### Aim of the task
Transcribe the listing in full, excluding any pictures.
══ Supplied material
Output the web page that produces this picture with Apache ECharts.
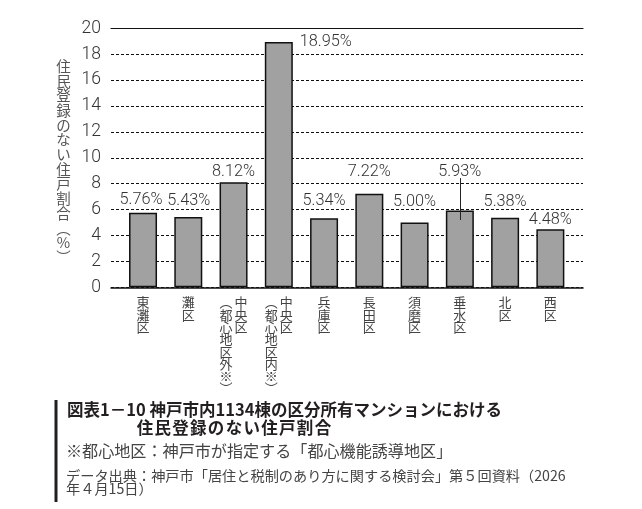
<!DOCTYPE html>
<html><head><meta charset="utf-8">
<script src="https://cdn.jsdelivr.net/npm/echarts@6/dist/echarts.min.js"></script>
<style>html,body{margin:0;padding:0;background:#fff}#c{width:642px;height:509px}</style>
</head><body><div id="c"></div>
<script>
// ---- data ----
const categories = ['東灘区','灘区','中央区（都心地区外※）','中央区（都心地区内※）','兵庫区','長田区','須磨区','垂水区','北区','西区'];
const values = [5.76, 5.43, 8.12, 18.95, 5.34, 7.22, 5.00, 5.93, 5.38, 4.48];
const yMin = 0, yMax = 20, yInterval = 2;
const yAxisName = '住民登録のない住戸割合（%）';
const titleLines = ['図表1－10 神戸市内1134棟の区分所有マンションにおける', '住民登録のない住戸割合'];
const noteLines = ['※都心地区：神戸市が指定する「都心機能誘導地区」', 'データ出典：神戸市「居住と税制のあり方に関する検討会」第５回資料（2026', '年４月15日）'];

// ---- layout helpers (not data) ----
const labelNudgeY = [0, -3.5, 2.5, 0, -4.5, -9, -8, -26, -3, 3.5];
const labelNudgeX = [-2, 0.5, 0, 0, 0, 0, 0, 0, 0, 0];
const calloutIndex = 7;
const sideLabelIndex = 3;

const NUM_FONT = "Roboto,'Liberation Sans',sans-serif";
const JP_FONT = "'Noto Sans CJK JP','Noto Sans CJK SC',sans-serif";

function toVertical(s){ return s.replace(/（/g,'︵').replace(/）/g,'︶'); }

function vertLabel(name){
  const m = name.match(/^(.*?)（(.*)）$/);
  if(!m) return name.split('').map(c => '{s|' + c + '}').join('\n');
  const right = m[1].split('');
  const left = ['︵'].concat(m[2].split(''), ['︶']);
  const n = Math.max(left.length, right.length);
  const lines = [];
  for(let i=0;i<n;i++) lines.push('{l|' + (left[i]||'　') + '}{r|' + (right[i]||'　') + '}');
  return lines.join('\n');
}

// spaced text: each character in a fixed-width cell
function spaced(s){ return s.split('').map(c => '{c|' + c + '}').join(''); }

const chart = echarts.init(document.getElementById('c'), null, {renderer:'canvas'});
const gridTop = 28.3, gridBottom = 509 - 287.3;
const xLabelStyle = {fontSize:13, lineHeight:12.3, color:'#444', fontFamily:JP_FONT};

const barData = values.map((v,i) => {
  const item = {value:v};
  if(i === sideLabelIndex){
    item.label = {position:['100%',0], align:'left', verticalAlign:'middle', offset:[7,0]};
  } else {
    item.label = {offset:[labelNudgeX[i], labelNudgeY[i]]};
  }
  return item;
});

chart.setOption({
  animation:false,
  backgroundColor:'#fff',
  grid:[
    {left:111, right:642-583, top:gridTop, bottom:gridBottom},
    {left:120.4, right:642-573, top:gridTop, bottom:gridBottom}
  ],
  xAxis:[
    {gridIndex:0, type:'category', data:categories, position:'bottom',
     axisLine:{show:true, lineStyle:{color:'#111', width:1.5}}, axisTick:{show:false}, axisLabel:{show:false}},
    {gridIndex:0, type:'category', data:categories, position:'top',
     axisLine:{show:true, lineStyle:{color:'#111', width:1.2}}, axisTick:{show:false}, axisLabel:{show:false}},
    {gridIndex:1, type:'category', data:categories, position:'bottom',
     axisLine:{show:false}, axisTick:{show:false},
     axisLabel:{interval:0, margin:9, verticalAlign:'top', formatter:vertLabel,
       rich:{
         s:xLabelStyle,
         l:Object.assign({width:15, align:'center'}, xLabelStyle),
         r:Object.assign({width:15, align:'center'}, xLabelStyle)
       }}}
  ],
  yAxis:[
    {gridIndex:0, type:'value', min:yMin, max:yMax, interval:yInterval,
     axisLine:{show:false}, axisTick:{show:false},
     axisLabel:{margin:10, fontSize:17.5, fontWeight:300, color:'#333', fontFamily:NUM_FONT},
     splitLine:{show:true, lineStyle:{color:'#111', width:1, type:[3,2]}}},
    {gridIndex:1, type:'value', min:yMin, max:yMax, interval:yInterval, show:false, splitLine:{show:false}}
  ],
  series:[{
    type:'bar', xAxisIndex:2, yAxisIndex:1, data:barData, barWidth:28,
    itemStyle:{color:'#a0a1a0', borderColor:'#111', borderWidth:1.5},
    label:{show:true, position:'top', distance:5, fontSize:16.3, fontWeight:300, color:'#333', fontFamily:NUM_FONT,
      formatter: p => p.value.toFixed(2) + '%'},
    markLine:{silent:true, symbol:'none', label:{show:false}, animation:false,
      lineStyle:{color:'#222', width:1, type:'solid'},
      emphasis:{disabled:true},
      data:[[{coord:[calloutIndex, values[calloutIndex]-0.73]},{coord:[calloutIndex, values[calloutIndex]+2.5]}]]}
  }],
  graphic:[
    {type:'text', style:{text:toVertical(yAxisName).split('').join('\n'), x:63.5, y:59,
      fontSize:14.5, lineHeight:14.7, fill:'#555', align:'center', verticalAlign:'top', fontFamily:JP_FONT}},
    {type:'rect', shape:{x:54.5, y:400, width:3, height:102}, style:{fill:'#231f20'}},
    {type:'text', style:{text:titleLines[0], x:67, y:410, fontSize:16.5, fontWeight:'bold', fill:'#231f20', verticalAlign:'middle', fontFamily:JP_FONT}},
    {type:'text', style:{text:spaced(titleLines[1]), x:136, y:428, verticalAlign:'middle',
      rich:{c:{width:17.8, align:'center', fontSize:16.5, fontWeight:'bold', fill:'#231f20', fontFamily:JP_FONT}}}},
    {type:'text', style:{text:noteLines[0], x:66, y:451, fontSize:16.1, fill:'#444', verticalAlign:'middle', fontFamily:JP_FONT}},
    {type:'text', style:{text:noteLines[1], x:66, y:475.5, fontSize:14.2, fill:'#444', verticalAlign:'middle', fontFamily:JP_FONT}},
    {type:'text', style:{text:noteLines[2], x:66, y:489, fontSize:14.2, fill:'#444', verticalAlign:'middle', fontFamily:JP_FONT}}
  ]
});
</script></body></html>
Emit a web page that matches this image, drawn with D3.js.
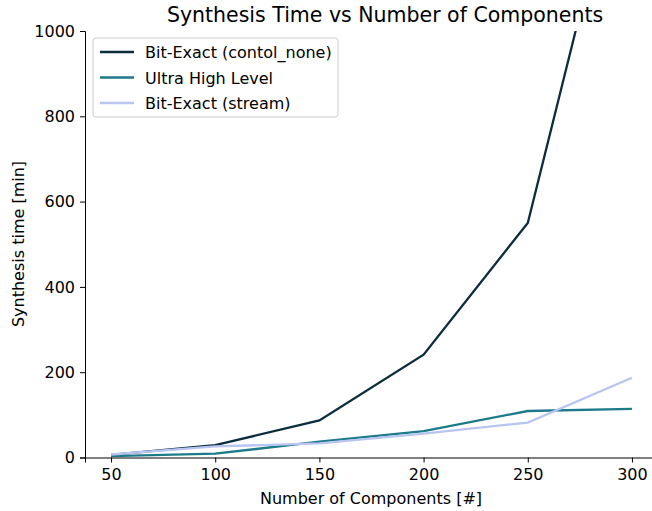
════
### Output below
Output the web page that produces this picture with Apache ECharts.
<!DOCTYPE html>
<html><head><meta charset="utf-8">
<script src="https://cdn.jsdelivr.net/npm/echarts@6/dist/echarts.min.js"></script>
<style>html,body{margin:0;padding:0;background:#fff}#c{width:642px;height:509px}</style>
</head><body><div id="c"></div>
<script>
// ---- data ----
const categories = ['東灘区','灘区','中央区（都心地区外※）','中央区（都心地区内※）','兵庫区','長田区','須磨区','垂水区','北区','西区'];
const values = [5.76, 5.43, 8.12, 18.95, 5.34, 7.22, 5.00, 5.93, 5.38, 4.48];
const yMin = 0, yMax = 20, yInterval = 2;
const yAxisName = '住民登録のない住戸割合（%）';
const titleLines = ['図表1－10 神戸市内1134棟の区分所有マンションにおける', '住民登録のない住戸割合'];
const noteLines = ['※都心地区：神戸市が指定する「都心機能誘導地区」', 'データ出典：神戸市「居住と税制のあり方に関する検討会」第５回資料（2026', '年４月15日）'];

// ---- layout helpers (not data) ----
const labelNudgeY = [0, -3.5, 2.5, 0, -4.5, -9, -8, -26, -3, 3.5];
const labelNudgeX = [-2, 0.5, 0, 0, 0, 0, 0, 0, 0, 0];
const calloutIndex = 7;
const sideLabelIndex = 3;

const NUM_FONT = "Roboto,'Liberation Sans',sans-serif";
const JP_FONT = "'Noto Sans CJK JP','Noto Sans CJK SC',sans-serif";

function toVertical(s){ return s.replace(/（/g,'︵').replace(/）/g,'︶'); }

function vertLabel(name){
  const m = name.match(/^(.*?)（(.*)）$/);
  if(!m) return name.split('').map(c => '{s|' + c + '}').join('\n');
  const right = m[1].split('');
  const left = ['︵'].concat(m[2].split(''), ['︶']);
  const n = Math.max(left.length, right.length);
  const lines = [];
  for(let i=0;i<n;i++) lines.push('{l|' + (left[i]||'　') + '}{r|' + (right[i]||'　') + '}');
  return lines.join('\n');
}

// spaced text: each character in a fixed-width cell
function spaced(s){ return s.split('').map(c => '{c|' + c + '}').join(''); }

const chart = echarts.init(document.getElementById('c'), null, {renderer:'canvas'});
const gridTop = 28.3, gridBottom = 509 - 287.3;
const xLabelStyle = {fontSize:13, lineHeight:12.3, color:'#444', fontFamily:JP_FONT};

const barData = values.map((v,i) => {
  const item = {value:v};
  if(i === sideLabelIndex){
    item.label = {position:['100%',0], align:'left', verticalAlign:'middle', offset:[7,0]};
  } else {
    item.label = {offset:[labelNudgeX[i], labelNudgeY[i]]};
  }
  return item;
});

chart.setOption({
  animation:false,
  backgroundColor:'#fff',
  grid:[
    {left:111, right:642-583, top:gridTop, bottom:gridBottom},
    {left:120.4, right:642-573, top:gridTop, bottom:gridBottom}
  ],
  xAxis:[
    {gridIndex:0, type:'category', data:categories, position:'bottom',
     axisLine:{show:true, lineStyle:{color:'#111', width:1.5}}, axisTick:{show:false}, axisLabel:{show:false}},
    {gridIndex:0, type:'category', data:categories, position:'top',
     axisLine:{show:true, lineStyle:{color:'#111', width:1.2}}, axisTick:{show:false}, axisLabel:{show:false}},
    {gridIndex:1, type:'category', data:categories, position:'bottom',
     axisLine:{show:false}, axisTick:{show:false},
     axisLabel:{interval:0, margin:9, verticalAlign:'top', formatter:vertLabel,
       rich:{
         s:xLabelStyle,
         l:Object.assign({width:15, align:'center'}, xLabelStyle),
         r:Object.assign({width:15, align:'center'}, xLabelStyle)
       }}}
  ],
  yAxis:[
    {gridIndex:0, type:'value', min:yMin, max:yMax, interval:yInterval,
     axisLine:{show:false}, axisTick:{show:false},
     axisLabel:{margin:10, fontSize:17.5, fontWeight:300, color:'#333', fontFamily:NUM_FONT},
     splitLine:{show:true, lineStyle:{color:'#111', width:1, type:[3,2]}}},
    {gridIndex:1, type:'value', min:yMin, max:yMax, interval:yInterval, show:false, splitLine:{show:false}}
  ],
  series:[{
    type:'bar', xAxisIndex:2, yAxisIndex:1, data:barData, barWidth:28,
    itemStyle:{color:'#a0a1a0', borderColor:'#111', borderWidth:1.5},
    label:{show:true, position:'top', distance:5, fontSize:16.3, fontWeight:300, color:'#333', fontFamily:NUM_FONT,
      formatter: p => p.value.toFixed(2) + '%'},
    markLine:{silent:true, symbol:'none', label:{show:false}, animation:false,
      lineStyle:{color:'#222', width:1, type:'solid'},
      emphasis:{disabled:true},
      data:[[{coord:[calloutIndex, values[calloutIndex]-0.73]},{coord:[calloutIndex, values[calloutIndex]+2.5]}]]}
  }],
  graphic:[
    {type:'text', style:{text:toVertical(yAxisName).split('').join('\n'), x:63.5, y:59,
      fontSize:14.5, lineHeight:14.7, fill:'#555', align:'center', verticalAlign:'top', fontFamily:JP_FONT}},
    {type:'rect', shape:{x:54.5, y:400, width:3, height:102}, style:{fill:'#231f20'}},
    {type:'text', style:{text:titleLines[0], x:67, y:410, fontSize:16.5, fontWeight:'bold', fill:'#231f20', verticalAlign:'middle', fontFamily:JP_FONT}},
    {type:'text', style:{text:spaced(titleLines[1]), x:136, y:428, verticalAlign:'middle',
      rich:{c:{width:17.8, align:'center', fontSize:16.5, fontWeight:'bold', fill:'#231f20', fontFamily:JP_FONT}}}},
    {type:'text', style:{text:noteLines[0], x:66, y:451, fontSize:16.1, fill:'#444', verticalAlign:'middle', fontFamily:JP_FONT}},
    {type:'text', style:{text:noteLines[1], x:66, y:475.5, fontSize:14.2, fill:'#444', verticalAlign:'middle', fontFamily:JP_FONT}},
    {type:'text', style:{text:noteLines[2], x:66, y:489, fontSize:14.2, fill:'#444', verticalAlign:'middle', fontFamily:JP_FONT}}
  ]
});
</script></body></html>
Emit a web page that matches this image, drawn with D3.js.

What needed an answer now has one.